Un peu moins des deux tiers des immigrés du Grand Est sont toujours de nationalité étrangère. Les Français par acquisition représentent 3,4% des habitant de la Région, soit environ 190 000 personnes. Les étrangers qui ne sont pas immigrés, autrement dit les étrangers nés en France, sont peu nombreux. Ils ne représentent que 0,8% de la population régionale (44 000 personnes). En résumé, sur les 509 000 immigrés vivant dans la Grand Est, 319 000 sont des étrangers nés à l’étranger (5,8% de la population), 190 000 sont devenus français par acquisition (3,4%). Sur les 363 000 étrangers (6,5%) , 319 000 (5,8%) sont nés à l’étranger et 44 000 (0,8%) sont nés en France.

Le Grand Est en 3e territoire d’immigration en 2022

Si l’enquête de progression de l’immigration en France porte sur la période 1968-2018, l’Insee a depuis ajusté ses statistiques. Les deux premières régions, Ile-de-France et Provence-Alpes-Côte d’Azur, dominent ce classement métropolitain, avec respectivement 20% et 11% d’immigrés, l’écart s’est resserré entre la Corse, Auvergne-Rhône-Alpes et le Grand Est.

Avec plus de 521 000 immigrés, soit 9,4% de sa population, le Grand Est occupe donc la 3e place des régions métropolitaines pour l’accueil des immigrés. Dans cette mise à jour, l’Insee note que 20% des travailleurs frontaliers de la régions sont issus de l’immigration. Par département, le Haut-Rhin (12,7%) domine toujours ce classement, devant le Bas-Rhin (11,8%) et la Moselle (11,5%). C’est dans la Meuse (3,6%) et la Haute-Marne (3,7%) que ces taux sont les plus faibles. La Marne compte 6,6% d’immigrés, les Ardennes 7,3% et l’Aube 8,7%.

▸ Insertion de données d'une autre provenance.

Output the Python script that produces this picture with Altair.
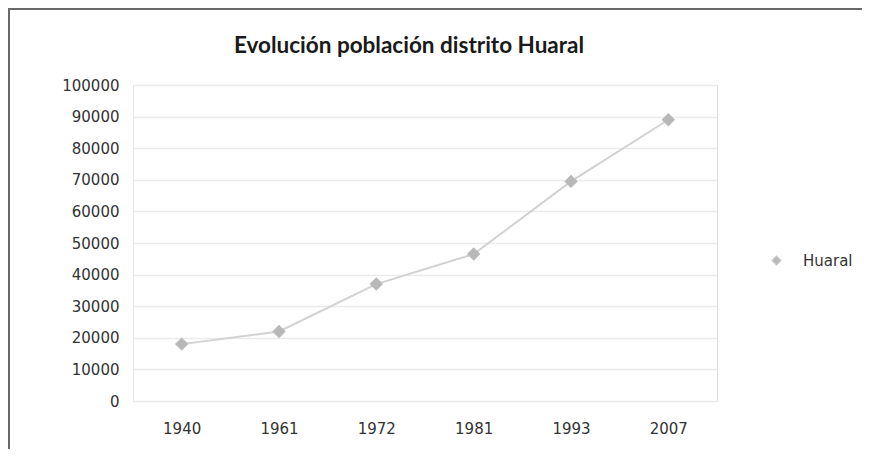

À noter que depuis le démantèlement de la « jungle de Calais » en 2016, le Grand Est accueille le plus grand nombre de migrants, juste derrière la région Auvergne-Rhône-Alpes. La province avec sa ruralité deviendrait-elle le nouvel eldorado de l’immigration, avant et après les JO de Paris ? De fait, on assiste à un projet de rééquilibrage de l’accueil des réfugiés sur le territoire métropolitain. Les taux passeraient ainsi de 46 à 23% pour l’Ile-de-France, de 9 à 13% pour Auvergne-Rhône-Alpes et de 9 à 11% pour le Grand Est. Les Hauts-de-France, Provence-Alpes-Côte d’Azur et Pays de la Loire conserveraient leur taux respectifs.